Sputtering targets can be simply clamped to the sputter source cathode inside the sputter depositing system. However, this procedure can prove costly due to cracking, warping or other damage to the target in use caused by inadequate cooling. Wherever possible, it is good practice to bond the sputter target to a strong, compatible backing plate.
Target Bonding is a critical process and the exact fabricating method employed can vary depending on the choice of the sputtering target material. A properly bonded sputtering target will normally give a longer working life than a non-bonded target, may enable the use of a higher power input to achieve faster sputtering rates and will enable thin film process parameters to be consistently repeated.
Shear stresses that develop between the target and backing plate, due to heating during sputtering, can be a cause of bonding failure when the backing plate and sputtering materials do not have compatible coefficients of thermal expansion. Depending on the dimensional tolerances allowed, the bond thickness can be adjusted to help compensate for these stresses.

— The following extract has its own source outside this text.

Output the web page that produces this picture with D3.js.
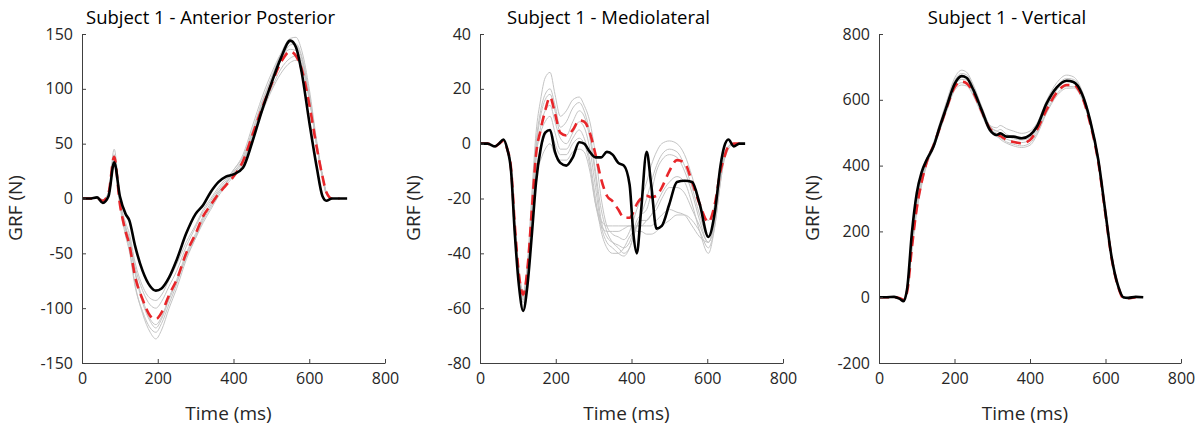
<!DOCTYPE html>
<html>
<head>
<meta charset="utf-8">
<script src="https://cdn.jsdelivr.net/npm/d3@7"></script>
<style>
  body { margin: 0; background: #fff; }
  svg { display: block; font-family: "Open Sans", sans-serif; }
  .tick text { fill: #262626; }
</style>
</head>
<body>
<svg id="chart" width="1201" height="426"></svg>
<script>
// ---- Anterior Posterior ----
const timeAP = [0, 20, 40, 55, 70, 85, 100, 115, 125, 140, 160, 180, 195, 210, 230, 250, 275, 300, 320, 340, 360, 380, 400, 425, 450, 475, 500, 525, 550, 565, 580, 600, 620, 635, 645, 660, 680, 700];
const subjectAP = [0, 0, 1, -4, 2, 33, 2, -14, -20, -43, -66, -80, -84, -82, -72, -56, -32, -14, -6, 6, 15, 20, 22, 28, 52, 80, 105, 128, 144, 138, 115, 70, 28, 2, -2, 0, 0, 0];
const meanAP = [0, 0, 0, -2, 5, 38, -5, -30, -42, -71, -92, -107, -110, -104, -88, -74, -50, -32, -16, -6, 4, 12, 20, 34, 58, 82, 104, 124, 134, 130, 118, 86, 46, 20, 6, 0, 0, null];
const trialAP1 = [0, 0, 0, -2, 6, 45, -2, -30, -45, -78, -105, -122, -128, -120, -100, -82, -56, -36, -20, -8, 4, 14, 24, 36, 60, 84, 106, 126, 140, 141, 130, 95, 50, 20, 6, 0, 0, null];
const trialAP2 = [0, 0, 0, -2, 5, 40, -6, -34, -48, -80, -103, -118, -122, -114, -96, -78, -52, -34, -18, -6, 6, 14, 22, 34, 58, 86, 110, 132, 146, 147, 135, 100, 52, 22, 6, 0, 0, null];
const trialAP3 = [0, 0, 0, -1, 4, 36, -4, -28, -40, -68, -95, -112, -118, -110, -92, -76, -54, -36, -22, -10, 2, 12, 20, 32, 56, 80, 100, 118, 128, 130, 122, 92, 48, 20, 5, 0, 0, null];
const trialAP4 = [0, 0, 0, -2, 5, 38, -2, -26, -38, -66, -92, -110, -115, -108, -90, -74, -50, -32, -16, -4, 6, 14, 24, 34, 56, 78, 98, 114, 124, 126, 120, 90, 48, 20, 5, 0, 0, null];
const trialAP5 = [0, 0, 0, -2, 4, 34, -4, -26, -36, -62, -84, -97, -100, -94, -80, -66, -44, -26, -12, -2, 8, 16, 26, 38, 62, 88, 110, 128, 136, 135, 125, 92, 48, 18, 4, 0, 0, null];
const trialAP6 = [0, 0, 0, -1, 5, 36, -2, -22, -32, -58, -80, -91, -93, -88, -74, -60, -40, -24, -10, 0, 10, 18, 26, 40, 66, 92, 114, 132, 142, 140, 128, 94, 48, 20, 5, 0, 0, null];

// ---- Mediolateral ----
const timeML = [0, 20, 40, 50, 62, 72, 82, 92, 103, 114, 125, 137, 148, 160, 172, 185, 198, 212, 228, 245, 262, 275, 290, 305, 320, 335, 350, 365, 380, 395, 405, 414, 425, 440, 452, 466, 480, 500, 520, 540, 560, 580, 603, 620, 635, 645, 656, 670, 685, 700];
const subjectML = [0, 0, -1, 0, 1.5, -2, -10, -33, -52, -61, -52, -33, -14, -2, 4, 5, -3, -7, -8, -5, 0.5, 0, -3, -5, -5, -3, -4, -7, -8, -15, -33, -40, -25, -3, -15, -31, -30, -22, -14, -13.5, -14, -22, -34, -25, -8, -1, 1.5, -1, 0, 0];
const meanML = [0, 0, -1, 0, 1, -2, -9, -30, -48, -55, -46, -24, -4, 5, 12, 17, 11, 4, 3, 5, 8.5, 8, 4, -4, -13, -19, -21, -24, -27, -27, -25, -22, -20, -19, -19.5, -19, -16, -10, -6, -7, -14, -22, -28.6, -22, -10, -5, -1, 0, 0, null];
const trialML1 = [0, 0, -1, 0, 1, -2, -8, -28, -46, -54, -44, -18, 4, 16, 24, 26, 18, 10, 12, 16, 17, 14, 8, -4, -20, -30, -33, -34, -35, -32, -28, -24, -20, -14, -8, -3, 0, 1, 0, -4, -12, -22, -28, -22, -10, -4, -1, 0, 0, null];
const trialML2 = [0, 0, -1, 0, 1, -2, -9, -30, -48, -56, -46, -22, 0, 12, 18, 20, 14, 6, 8, 13, 15, 12, 4, -10, -24, -32, -36, -38, -40, -38, -34, -30, -26, -20, -14, -8, -4, -2, -3, -8, -16, -26, -34, -26, -12, -4, -1, 0, 0, null];
const trialML3 = [0, 0, -1, 0, 1, -2, -9, -31, -49, -57, -48, -26, -2, 10, 16, 18, 12, 4, 3, 8, 12, 10, 2, -12, -28, -34, -36, -37, -38, -36, -32, -28, -26, -24, -18, -10, -6, -4, -5, -10, -18, -28, -36, -28, -12, -5, -1, 0, 0, null];
const trialML4 = [0, 0, -1, 0, 1, -2, -9, -31, -50, -58, -49, -28, -6, 6, 12, 14, 8, 2, 0, 4, 8, 6, -2, -16, -30, -36, -38, -40, -41, -38, -34, -30, -28, -28, -26, -22, -18, -14, -12, -14, -22, -32, -40, -30, -14, -6, -2, 0, 0, null];
const trialML5 = [0, 0, -1, 0, 1, -2, -8, -29, -47, -55, -45, -24, -4, 4, 8, 10, 4, -2, -2, 2, 5, 2, -6, -20, -32, -38, -40, -40, -38, -34, -32, -30, -30, -28, -26, -24, -20, -16, -16, -18, -24, -30, -36, -28, -12, -5, -1, 0, 0, null];
const trialML6 = [0, 0, -1, 0, 1, -2, -9, -30, -49, -57, -47, -28, -10, -2, 3, 5, 0, -4, -4, 0, 2, 0, -8, -22, -30, -32, -32, -32, -31, -30, -30, -30, -30, -30, -30, -28, -26, -24, -25, -26, -30, -34, -36, -28, -12, -5, -1, 0, 0, null];
const trialML7 = [0, 0, -1, 0, 1, -2, -9, -30, -48, -56, -48, -30, -12, -6, -2, 0, -4, -6, -6, -3, -2, -3, -10, -22, -28, -30, -30, -30, -30, -30, -30, -32, -32, -33, -33, -32, -30, -28, -26, -26, -28, -32, -38, -30, -14, -5, -1, 0, 0, null];

// ---- Vertical ----
const timeV = [0, 20, 40, 55, 65, 75, 87, 100, 113, 126, 144, 161, 179, 201, 219, 232, 250, 272, 294, 312, 321, 338, 356, 378, 400, 418, 444, 471, 497, 515, 537, 559, 581, 599, 616, 634, 647, 660, 680, 700];
const subjectV = [0, 0, 1, -5, -12, 30, 194, 316, 380, 417, 457, 518, 579, 650, 672, 667, 630, 569, 508, 493, 498, 488, 488, 483, 493, 518, 589, 638, 658, 654, 620, 539, 417, 265, 123, 32, 0, -2, 1, 0];
const meanV = [0, 0, 0, -3, -8, 20, 150, 270, 350, 410, 460, 515, 575, 640, 655, 650, 622, 565, 512, 496, 490, 478, 472, 468, 478, 508, 570, 622, 645, 645, 612, 530, 410, 260, 120, 30, -2, -3, 0, null];
const trialV1 = [0, 0, 1, -4, -10, 26, 180, 300, 372, 420, 468, 530, 595, 668, 690, 684, 645, 580, 522, 515, 522, 512, 505, 498, 505, 528, 598, 652, 675, 670, 630, 545, 420, 268, 122, 30, -2, -2, 0, null];
const trialV2 = [0, 0, 0, -3, -8, 22, 160, 285, 360, 415, 462, 520, 585, 655, 675, 668, 635, 575, 520, 505, 510, 495, 488, 480, 488, 515, 585, 640, 665, 662, 625, 540, 415, 262, 120, 30, -2, -2, 0, null];
const trialV3 = [0, 0, 0, -3, -8, 18, 140, 260, 340, 400, 450, 505, 565, 630, 645, 642, 612, 555, 502, 488, 484, 472, 465, 460, 468, 498, 565, 618, 640, 640, 608, 528, 408, 258, 118, 28, -2, -2, 0, null];
const trialV4 = [0, 0, 0, -3, -8, 20, 145, 265, 345, 405, 455, 510, 570, 638, 652, 648, 618, 560, 505, 490, 480, 468, 460, 455, 462, 492, 560, 612, 635, 636, 605, 525, 405, 256, 118, 28, -2, -2, 0, null];
const trialV5 = [0, 0, 1, -4, -10, 24, 170, 290, 365, 415, 462, 522, 588, 660, 680, 676, 640, 578, 520, 505, 500, 490, 482, 478, 485, 512, 580, 635, 660, 656, 620, 535, 412, 262, 120, 30, -2, -2, 0, null];
const trialV6 = [0, 0, 0, -3, -9, 22, 155, 278, 355, 410, 458, 515, 578, 645, 662, 660, 628, 568, 512, 498, 492, 480, 474, 470, 478, 505, 575, 630, 655, 652, 615, 532, 410, 260, 120, 29, -2, -2, 0, null];

const xTicks = [0, 200, 400, 600, 800];
const titles = ['Subject 1 - Anterior Posterior', 'Subject 1 - Mediolateral', 'Subject 1 - Vertical'];
const yDomains = [[-150, 150], [-80, 40], [-200, 800]];
const yTickSteps = [50, 20, 200];

const panels = [
  { left: 82, right: 385, time: timeAP, subject: subjectAP, mean: meanAP,
    trials: [trialAP1, trialAP2, trialAP3, trialAP4, trialAP5, trialAP6] },
  { left: 480, right: 783, time: timeML, subject: subjectML, mean: meanML,
    trials: [trialML1, trialML2, trialML3, trialML4, trialML5, trialML6, trialML7] },
  { left: 879, right: 1181, time: timeV, subject: subjectV, mean: meanV,
    trials: [trialV1, trialV2, trialV3, trialV4, trialV5, trialV6] }
];

const plotTop = 34;
const plotBottom = 363;
const axisColor = '#404040';
const textColor = '#262626';

const svg = d3.select('#chart');

// plain hyphen for negatives, like the original figure
const tickFormat = function (d) { return String(d); };

panels.forEach(function (p, i) {
  const x = d3.scaleLinear().domain([0, 800]).range([p.left, p.right]);
  const y = d3.scaleLinear().domain(yDomains[i]).range([plotBottom, plotTop]);
  const yTicks = d3.range(yDomains[i][0], yDomains[i][1] + 1, yTickSteps[i]);

  const g = svg.append('g');

  const line = d3.line()
    .defined(function (d) { return d[1] !== null; })
    .x(function (d) { return x(d[0]); })
    .y(function (d) { return y(d[1]); })
    .curve(d3.curveMonotoneX);

  function pairs(values) {
    return p.time.map(function (t, k) { return [t, values[k]]; });
  }

  // single trials
  g.selectAll('.trial')
    .data(p.trials)
    .enter()
    .append('path')
    .attr('class', 'trial')
    .attr('d', function (d) { return line(pairs(d)); })
    .attr('fill', 'none')
    .attr('stroke', '#c4c4c4')
    .attr('stroke-width', 1);

  // mean of trials
  g.append('path')
    .attr('d', line(pairs(p.mean)))
    .attr('fill', 'none')
    .attr('stroke', '#e8262a')
    .attr('stroke-width', 2.6)
    .attr('stroke-dasharray', '10,6');

  // subject curve
  g.append('path')
    .attr('d', line(pairs(p.subject)))
    .attr('fill', 'none')
    .attr('stroke', '#000')
    .attr('stroke-width', 2.6)
    .attr('stroke-linejoin', 'round');

  // axes, ticks pointing inwards like matlab
  const xAxis = g.append('g')
    .attr('transform', 'translate(0,' + plotBottom + ')')
    .call(d3.axisBottom(x).tickValues(xTicks).tickFormat(tickFormat)
      .tickSize(-4).tickSizeOuter(0).tickPadding(10));
  const yAxis = g.append('g')
    .attr('transform', 'translate(' + p.left + ',0)')
    .call(d3.axisLeft(y).tickValues(yTicks).tickFormat(tickFormat)
      .tickSize(-4).tickSizeOuter(0).tickPadding(9));

  [xAxis, yAxis].forEach(function (a) {
    a.select('.domain').attr('stroke', axisColor);
    a.selectAll('.tick line').attr('stroke', axisColor);
    a.selectAll('.tick text')
      .style('font-size', '16px')
      .style('font-family', '"Open Sans", sans-serif')
      .attr('fill', textColor);
  });
  xAxis.selectAll('.tick text').attr('dy', '0.71em');

  const cx = (p.left + p.right) / 2;

  g.append('text')
    .attr('x', cx - 23)
    .attr('y', 24)
    .attr('text-anchor', 'middle')
    .style('font-size', '18.5px')
    .attr('fill', '#000')
    .text(titles[i]);

  g.append('text')
    .attr('x', cx - 5)
    .attr('y', 420)
    .attr('text-anchor', 'middle')
    .style('font-size', '19px')
    .attr('fill', textColor)
    .text('Time (ms)');

  g.append('text')
    .attr('transform', 'translate(' + (p.left - 60) + ',208) rotate(-90)')
    .attr('text-anchor', 'middle')
    .style('font-size', '19px')
    .attr('fill', textColor)
    .text('GRF (N)');
});
</script>
</body>
</html>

As a complementary service to our Sputtering Target business, Testbourne proves target bonding by various metallic or silver epoxy techniques:
Indium-based Metallic Bonding
All Indium based metallic bonded targets include a sputtered metal intermediate bonding layer on the "bonded" side of the target, which acts as a barrier layer protecting the target material integrity from diffusion of the hot primary bonding metal alloy. The metal bonding technology offers excellent thermal and electrical conductivity and is compatible with either DC or RF power supplies. A properly bonded target will stay adhered to the backing plate providing there is a continuous supply of the sufficient cool water and the sputtering source cathode is not powered.
Metallic bonding can withstand temperatures up to 156 °C.
Elastomer bonding is a proprietary bonding method that was initially developed for bonding materials that were impossible to effectively bond with metals. Interest in this bonding technique has grown considerably in the last few years and now accounts for a high percentage of our business. As indium prices have increased, Elastomer bonding has become a cost effective alternative, especially where both the target and backing plate are consumable and indium reclaim is unrealistic.
The major advantages of Elastomer bonding are its low cure temperature (reducing internal bond stresses from thermal miss match) and high operation temperature (250 °C). Elastomer bonding has permitted new materials to be bonded effectively by increasing line yield from stress fractures. Targets have also been scaled to larger dimensions based on the Elastomer bonding technology. Multiple piece targets in excess of 120" x 110" and single piece targets of 110" x 100" have been bonded while maintaining flatness tolerances.
The Elastomer bonding has less than 1% total mass change at 250 °C for 24hrs at 1x10-7 Torr. The thermal conductivity of the bond is 54W/mK at 0 °C compared to Indium at 83.7W/mK, however the Elastomer bond will operate at 250 °C versus indium which melts at 156 °C.
Silver-filled Epoxy Bonding Kits
The silver filled epoxy bonding cements are high quality products which have been readily accepted as having acceptably low outgassing characteristics. They contain over 90% of high purity Silver for optimum thermal and electrical conductivity.
If you prefer to bond a target yourself, Testbourne supplies the silver epoxy bonding kits in 50g, 100g and 250g packs. We can advise the appropriate amounts of epoxy to use depending on the width of the bonding surface.
Oxygen free, high conductivity (OFHC) copper is a common backing plate material. It has good electrical and thermal characteristics, is easy to machine and is readily available at economic prices.
Aluminium, Molybdenum and Stainless Steel can also be used for backing plate fabrication when copper is not appropriate. As an example, the desired sputtering target material may have a non-compatible coefficient of expansion compared to that of copper which can cause the bonded target assembly to fail irrecoverably. In such case, the use of an alternative backing plate metal is essential.
In many instances, backing plates can be retrieved from spent target backing plate assemblies. The recovered backing plate is then inspected to ensure it is within specification, cleaned and re-bonded to a new sputtering target.